L’intrigue, tout d’abord, n’a pas changé dans ses grandes lignes. La jeune violoniste Sydney (Jessica Alba, aussi belle que piètre comédienne) est aveugle depuis son enfance. La greffe d’une cornée la tire de son handicap mais peu après l’opération, la demoiselle se met à avoir des visions. Qui était donc la donneuse inconnue et que cherche t’elle à dire à Sydney ?
THE EYE est l’exemple typique du "film d’horreur" qui n’ose pas dire son nom et préfère se définir comme un thriller fantastique afin de s’assurer une classification "PG 13". Non que ce soit nécessairement synonyme de mauvais film, un cinéaste doué étant capable de transcender de telles limites pour accoucher de réussites à la fois effrayantes et suggestives. Malheureusement THE EYE prend rapidement la voie du train fantôme en sortant une grosse artillerie plus risible que terrifiante, à base de spectres déformés surgissant à l’écran avec un bruit censément glaçant.
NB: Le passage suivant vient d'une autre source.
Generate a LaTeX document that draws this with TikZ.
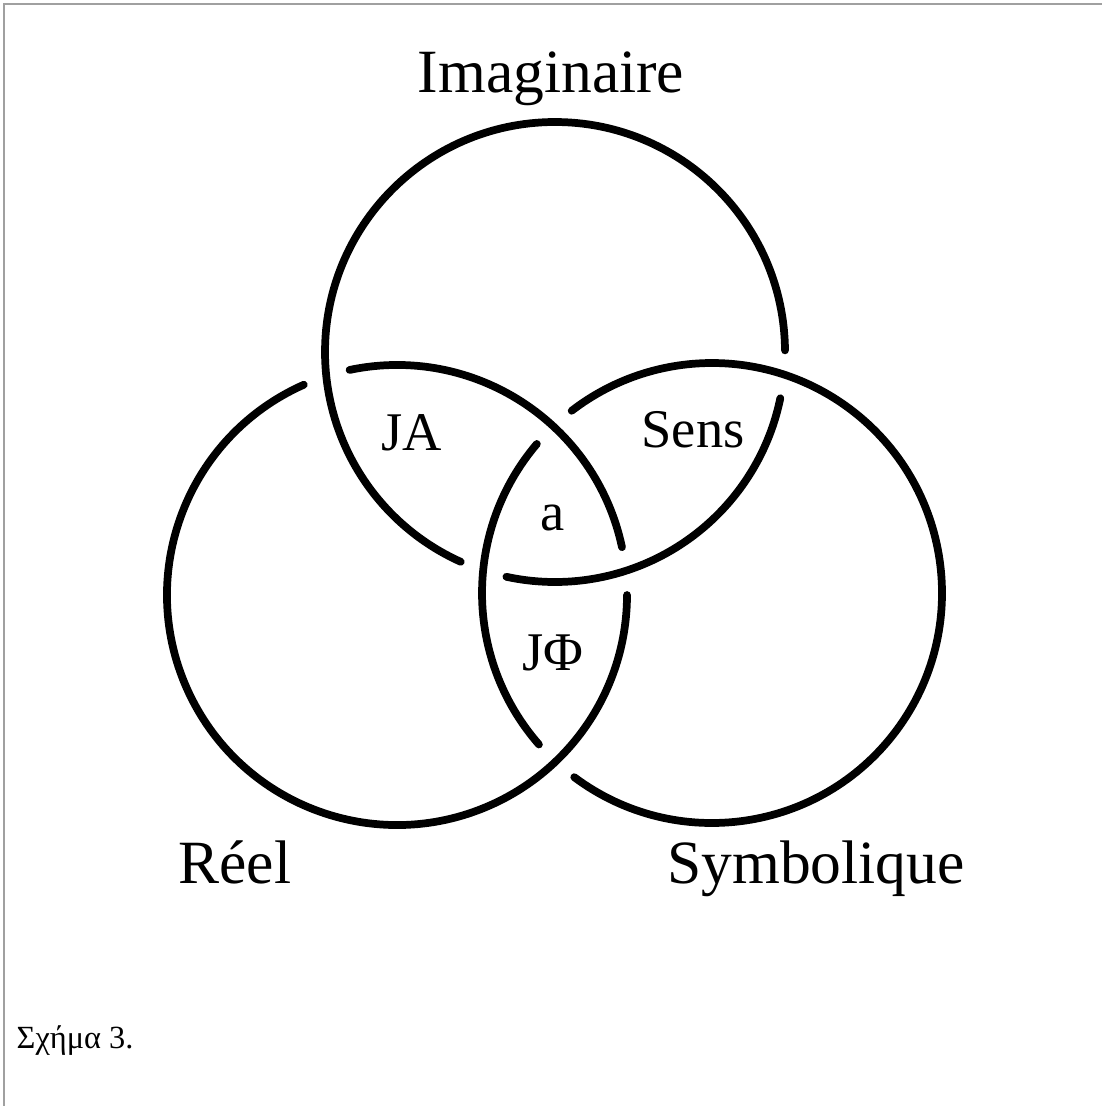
\documentclass[tikz,border=0pt]{standalone}
\usepackage{fontspec}
\setmainfont{Liberation Serif}
\usepackage{tikz}
\usetikzlibrary{calc}
\definecolor{framegray}{RGB}{160,160,160}

\tikzset{
  ring/.style={line width=2.2pt, line cap=round},
  ringname/.style={font=\fontsize{17.5}{20}\selectfont, anchor=base, inner sep=0pt},
  zonename/.style={font=\fontsize{15.5}{18}\selectfont, anchor=base, inner sep=0pt}
}

\begin{document}
\begin{tikzpicture}
            \useasboundingbox (0.00, 0.00) rectangle (11.02,-11.06);
            \draw[framegray, line width=0.7pt] (0.04,-11.06) -- (0.04,-0.04) -- (11.02,-0.04);
            % ring centres
            \coordinate (imag) at (5.55,-3.52);
            \coordinate (reel) at (3.97,-5.95);
            \coordinate (symb) at (7.12,-5.93);
            % Imaginaire: passes under Symbolique
            \draw[ring] (imag) ++(  0.4:2.30) arc[start angle=  0.4, end angle=245.8, radius=2.30];
            \draw[ring] (imag) ++(257.8:2.30) arc[start angle=257.8, end angle=348.4, radius=2.30];
            % Reel: passes under Imaginaire
            \draw[ring] (reel) ++( 12.0:2.30) arc[start angle= 12.0, end angle=101.9, radius=2.30];
            \draw[ring] (reel) ++(113.9:2.30) arc[start angle=113.9, end angle=360.0, radius=2.30];
            % Symbolique: passes under Reel
            \draw[ring] (symb) ++(139.6:2.30) arc[start angle=139.6, end angle=221.2, radius=2.30];
            \draw[ring] (symb) ++(233.2:2.30) arc[start angle=233.2, end angle=487.6, radius=2.30];
            % names
            \node[ringname] (imaglabel) at (5.51,-0.93) {Imaginaire};
            \node[ringname] (reellabel) at (2.35,-8.83) {Réel};
            \node[ringname] (symblabel) at (8.16,-8.83) {Symbolique};
            \node[zonename] (ja)   at (4.12,-4.50) {JA};
            \node[zonename] (sens) at (6.93,-4.47) {Sens};
            \node[zonename] (obja) at (5.53,-5.30) {a};
            \node[zonename] (jphi) at (5.53,-6.70) {JΦ};
            \node[anchor=base west, inner sep=0pt, font=\fontsize{9.2}{11}\selectfont] (caption) at (0.16,-10.48) {Σχήμα 3.};
        \end{tikzpicture}
\end{document}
Un effet qui pouvait fonctionner voici dix ans mais qui, aujourd’hui, a été tellement vu et revu qu’il parvient simplement à provoquer un sentiment d’ennui.
Le métrage commence pourtant de manière relativement efficace et les deux cinéastes tentent de jouer sur l’ambiguïté : l’héroïne voit elle des fantômes ou ces phénomènes étranges ne sont ils que la conséquence de son opération de la cornée ? La montée du suspense et la construction des personnages possèdent donc un minimum d’intérêt mais la performance vraiment peu inspirée de Jessica Alba ruine une bonne partie des efforts entrepris par les deux Français. L’actrice est belle, impeccablement maquillée (pour une aveugle c’est étonnant !) mais elle peine vraiment à imposer un personnage crédible, peu aidée il est vrai par un script hâtivement gribouillé. Parker Possey et Alessandro Nivola ne s’en tirent pas mieux, loin de là ! La première semble perpétuellement endormie, se demandant ce qu’elle fait là, et le second aligne tous les clichés possibles concernant les thérapeutes vus par Hollywood. Les dialogues, qu’ils soient émotionnellement chargés ou pseudo scientifiques sonnent, eux, terriblement faux !
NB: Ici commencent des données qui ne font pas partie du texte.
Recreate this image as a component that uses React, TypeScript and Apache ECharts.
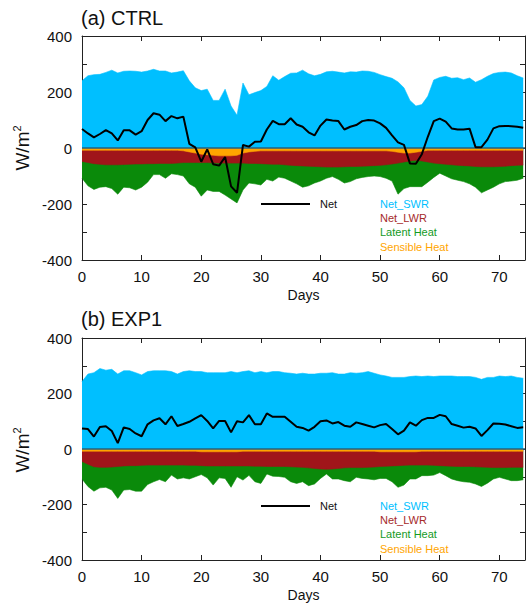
import React, { useEffect, useRef } from "react";
import * as echarts from "echarts";

// ---------- data (W/m^2), one value per day ----------
const days: number[] = Array.from({ length: 75 }, (_, i) => i);

// (a) CTRL
const swrA = [240,258,262,263,270,278,268,274,275,274,271,275,281,275,275,268,271,276,240,215,205,210,170,170,210,150,117,232,190,198,205,220,258,242,255,267,268,278,265,258,263,272,274,271,268,272,271,275,274,270,262,255,249,236,215,170,150,155,185,243,252,256,249,251,244,250,235,244,256,266,270,271,268,258,250];
const shA = [-8,-8,-8,-8,-8,-8,-8,-8,-8,-8,-8,-8,-8,-8,-8,-8,-8,-10,-14,-18,-22,-24,-26,-28,-28,-28,-26,-18,-14,-12,-10,-10,-10,-10,-10,-10,-10,-10,-10,-10,-10,-10,-10,-10,-10,-10,-10,-10,-10,-10,-10,-10,-12,-15,-18,-18,-15,-12,-8,-8,-8,-8,-8,-8,-8,-8,-8,-8,-8,-8,-8,-8,-8,-8,-8];
const lwrA = [-40,-44,-48,-50,-52,-52,-52,-51,-50,-49,-49,-48,-48,-47,-47,-47,-46,-42,-38,-34,-30,-28,-27,-26,-26,-26,-28,-36,-41,-43,-46,-47,-48,-48,-50,-52,-53,-54,-55,-56,-57,-58,-58,-58,-57,-56,-56,-55,-54,-53,-52,-50,-45,-39,-32,-28,-29,-34,-42,-46,-48,-50,-52,-54,-55,-56,-58,-59,-59,-59,-58,-57,-55,-54,-53];
const lhA = [-60,-83,-92,-82,-78,-85,-105,-81,-84,-93,-83,-66,-39,-40,-53,-37,-41,-48,-76,-88,-120,-98,-102,-101,-114,-128,-142,-96,-70,-73,-76,-55,-60,-46,-48,-56,-65,-76,-70,-59,-51,-40,-34,-44,-58,-54,-44,-40,-38,-37,-40,-48,-61,-111,-95,-92,-94,-92,-72,-51,-34,-42,-50,-53,-57,-64,-74,-93,-83,-73,-62,-55,-55,-53,-47];
const netA = [68,52,38,50,64,52,27,63,63,48,60,100,124,119,96,114,106,112,15,2,-49,-5,-58,-63,-32,-137,-160,11,5,22,23,66,97,85,85,106,84,76,56,45,80,102,98,96,66,76,82,96,100,98,88,72,45,20,11,-55,-56,-22,40,96,105,94,70,66,66,69,3,3,30,70,78,79,78,76,72];

// (b) EXP1
const swrB = [243,270,275,290,284,287,270,282,282,275,267,279,282,282,282,279,270,279,282,279,279,275,275,275,275,279,275,279,282,275,279,275,279,279,275,273,270,273,270,270,273,273,275,270,270,275,273,275,279,273,267,263,258,258,258,261,263,261,263,261,263,263,263,261,261,261,258,251,258,258,263,261,263,258,255];
const shB = [-8,-8,-8,-8,-8,-8,-8,-8,-8,-8,-8,-8,-8,-8,-8,-8,-8,-8,-8,-8,-10,-10,-10,-10,-10,-10,-10,-8,-8,-8,-8,-8,-8,-8,-8,-8,-8,-8,-8,-8,-8,-8,-8,-8,-8,-8,-8,-8,-8,-8,-10,-10,-10,-10,-10,-10,-10,-8,-8,-8,-8,-8,-8,-8,-8,-8,-8,-8,-8,-8,-8,-8,-8,-8,-8];
const lwrB = [-37,-47,-56,-58,-58,-57,-55,-53,-52,-52,-51,-50,-50,-50,-50,-50,-50,-50,-51,-51,-50,-51,-51,-51,-51,-51,-51,-53,-53,-54,-54,-55,-55,-55,-55,-56,-57,-58,-60,-62,-64,-65,-64,-62,-60,-59,-59,-59,-58,-57,-53,-52,-51,-50,-49,-48,-48,-50,-50,-51,-52,-53,-54,-55,-55,-55,-56,-57,-58,-59,-59,-59,-58,-58,-58];
const lhB = [-63,-80,-88,-74,-72,-83,-115,-87,-86,-92,-93,-70,-60,-52,-60,-36,-50,-46,-49,-41,-32,-43,-69,-43,-45,-77,-39,-51,-34,-56,-62,-27,-35,-36,-39,-54,-59,-52,-64,-56,-34,-17,-36,-38,-46,-51,-35,-39,-42,-46,-43,-44,-57,-78,-71,-50,-50,-38,-38,-35,-25,-35,-46,-51,-55,-57,-62,-70,-57,-41,-35,-41,-48,-48,-45];
const netB = [74,72,45,79,82,65,21,78,72,56,46,89,103,111,89,118,83,90,98,110,122,101,74,101,101,60,100,96,122,89,89,128,116,116,116,98,80,76,66,80,100,103,92,97,84,80,96,90,84,78,86,90,72,53,66,96,84,104,112,112,123,118,90,84,77,80,74,47,68,92,91,88,82,76,78];

const yTicks = [-400, -200, 0, 200, 400];
const xTicks = [0, 10, 20, 30, 40, 50, 60, 70];

const FONT = "'Liberation Sans', Arial, Helvetica, sans-serif";
const C_SWR = "#00BFFF";
const C_LWR = "#A0151A";
const C_LH = "#0A8A0A";
const C_SH = "#FFA500";

const pairs = (v: number[]) => days.map((d, i) => [d, v[i]]);
// cumulative (stacked) lower bounds of the downward fluxes
const cum = (...arrs: number[][]) => days.map((_, i) => arrs.reduce((s, a) => s + a[i], 0));

export default function App() {
  const ref = useRef<HTMLDivElement>(null);
  useEffect(() => {
    if (!ref.current) return;
    const chart = echarts.init(ref.current, null, { renderer: "svg" });

    const grids = [
      { left: 82, top: 36, width: 445, height: 224 },
      { left: 82, top: 338, width: 445, height: 224 },
    ];

    const axisLine = { show: true, onZero: false, lineStyle: { color: "#222", width: 1 } };
    const tick = { show: true, inside: true, length: 5, lineStyle: { color: "#222", width: 1 } };

    const xAxes: any[] = [];
    const yAxes: any[] = [];
    grids.forEach((_, g) => {
      xAxes.push({
        type: "value", gridIndex: g, position: "bottom", min: 0, max: 74.3, interval: 10,
        axisLine, axisTick: tick, splitLine: { show: false },
        axisLabel: {
          show: true, margin: 9, fontSize: 15, color: "#111", fontFamily: FONT,
          formatter: (v: number) => (xTicks.includes(v) ? String(v) : ""),
        },
        name: "Days", nameLocation: "middle", nameGap: 28,
        nameTextStyle: { fontSize: 14, color: "#111", fontFamily: FONT },
      });
      xAxes.push({
        type: "value", gridIndex: g, position: "top", min: 0, max: 74.3, interval: 10,
        axisLine, axisTick: tick, splitLine: { show: false }, axisLabel: { show: false },
      });
      yAxes.push({
        type: "value", gridIndex: g, position: "left", min: -400, max: 400, interval: 100,
        axisLine, axisTick: tick, splitLine: { show: false },
        axisLabel: {
          show: true, margin: 10, fontSize: 15, color: "#111", fontFamily: FONT,
          formatter: (v: number) => (yTicks.includes(v) ? String(v) : ""),
        },
      });
      yAxes.push({
        type: "value", gridIndex: g, position: "right", min: -400, max: 400, interval: 100,
        axisLine, axisTick: tick, splitLine: { show: false }, axisLabel: { show: false },
      });
    });

    const panel = (g: number, swr: number[], sh: number[], lwr: number[], lh: number[], net: number[]) => {
      const xi = g * 2;
      const yi = g * 2;
      const area = (name: string, data: number[], color: string, z: number, extra: any = {}) => ({
        name, type: "line", xAxisIndex: xi, yAxisIndex: yi, data: pairs(data),
        symbol: "none", smooth: false,
        lineStyle: { width: 0.6, color }, itemStyle: { color },
        areaStyle: { color, opacity: 1, origin: 0 }, z, silent: true, ...extra,
      });
      return [
        area("Net_SWR", swr, C_SWR, 2),
        area("Latent Heat", cum(sh, lwr, lh), C_LH, 2),
        area("Net_LWR", cum(sh, lwr), C_LWR, 3),
        area("Sensible Heat", sh, C_SH, 4),
        {
          name: "Net", type: "line", xAxisIndex: xi, yAxisIndex: yi, data: pairs(net),
          symbol: "none", lineStyle: { color: "#000", width: 2 }, itemStyle: { color: "#000" }, z: 6, silent: true,
          markLine: {
            silent: true, symbol: "none", label: { show: false }, z: 5,
            lineStyle: { color: "#24607e", width: 1.5, type: "solid" },
            data: [{ yAxis: 0 }],
          },
        },
      ];
    };

    const legend = (zeroY: number) => {
      const y0 = zeroY + 56;
      const items: [string, string][] = [
        ["Net_SWR", "#00BFFF"],
        ["Net_LWR", "#A52A2A"],
        ["Latent Heat", "#149A1E"],
        ["Sensible Heat", "#FFA500"],
      ];
      return [
        { type: "line", shape: { x1: 261, y1: y0, x2: 310, y2: y0 }, style: { stroke: "#000", lineWidth: 2 }, silent: true },
        { type: "text", x: 320, y: y0, style: { text: "Net", fill: "#111", font: `11px ${FONT}`, align: "left", verticalAlign: "middle" }, silent: true },
        ...items.map(([t, c], i) => ({
          type: "text", x: 380, y: y0 + i * 14.2,
          style: { text: t, fill: c, font: `11px ${FONT}`, align: "left", verticalAlign: "middle" }, silent: true,
        })),
      ];
    };

    const yName = (cy: number) => ({
      type: "text", x: 22, y: cy, rotation: Math.PI / 2, silent: true,
      style: {
        text: "W/m{s|2}", align: "center", verticalAlign: "middle",
        font: `19px ${FONT}`, fill: "#111",
        rich: { s: { fontSize: 11, fontFamily: FONT, fill: "#111", verticalAlign: "top", lineHeight: 22 } },
      },
    });

    chart.setOption({
      animation: false,
      backgroundColor: "#fff",
      grid: grids,
      xAxis: xAxes,
      yAxis: yAxes,
      series: [
        ...panel(0, swrA, shA, lwrA, lhA, netA),
        ...panel(1, swrB, shB, lwrB, lhB, netB),
      ],
      graphic: [
        { type: "text", x: 81, y: 18, style: { text: "(a) CTRL", font: `20px ${FONT}`, fill: "#111", align: "left", verticalAlign: "middle" }, silent: true },
        { type: "text", x: 81, y: 319, style: { text: "(b) EXP1", font: `20px ${FONT}`, fill: "#111", align: "left", verticalAlign: "middle" }, silent: true },
        yName(148),
        yName(450),
        ...legend(148),
        ...legend(450),
      ],
    });
    return () => chart.dispose();
  }, []);

  return <div ref={ref} style={{ position: "absolute", left: 0, top: 0, width: 528, height: 603 }} />;
}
Si le climat de THE EYE est globalement sérieux, les rares (heureusement !) tentatives d’humour sont pour leur part catastrophiques et s’apparentent à des clins d’œil vers les amateurs de parodies à la SCARY MOVIE. Lors d’un moment de tension entre Alba et le psy, la première tente d’expliquer ce qu’elle endure et lâche finalement un "I see..." auquel notre thérapeute répond par un grandiose "What ? Dead people ?" ponctué d’un éclat de rire. Stricto senso la réplique est amusante mais, dans le contexte de suspense voulu par les cinéastes, elle est simplement consternante et anéanti en un instant toute une savante construction, comme si après avoir tenté de nous faire croire à leur histoire Moreau et Pallud baissaient les bras et nous disaient bien forts, "n’ayez pas trop peur, c’est un film, c’est pour rire !".
THE EYE prend donc son temps pour construire un suspense qui ne mène à rien et s’écroule comme un château de carte dans sa seconde moitié. Car si les trente premières minutes peuvent, à la rigueur, faire illusions, les suivantes sont d’une rare nullité. Le scénario progresse alors par à coup, sans véritablement trouver sa direction, ponctué par les très faibles effets de terreur, aussi datés que ratés et répétitifs. Et, même sans connaître l’original, tout spectateur un minimum concerné comprendra vit où les cinéastes veulent nous mener. A savoir vers un final voulu explosif et palpitant.
Cette séquence finale retrouve donc un peu de punch (il se passe enfin quelque chose d’un tant soit peu palpitant !) mais son efficacité est désamorcée par la certitude qu’il ne peut de toute manière rien arriver de bien dramatique aux personnages. Quant à la fin, sa bêtise crasse laisse songeur et achève le métrage sur une note bien négative.
En résumé, THE EYE est une vaine tentative de copier coller une réussite (relative mais réelle) du cinéma hongkongais pour aboutir à un pop-corn movie sans ambition destiné à donner quelques frissons frelatés à de jeunes spectateurs.
Pas complètement nul (dans le genre on a toujours vu bien pire !) mais tellement inutile que THE EYE ne peut être qu’irritant.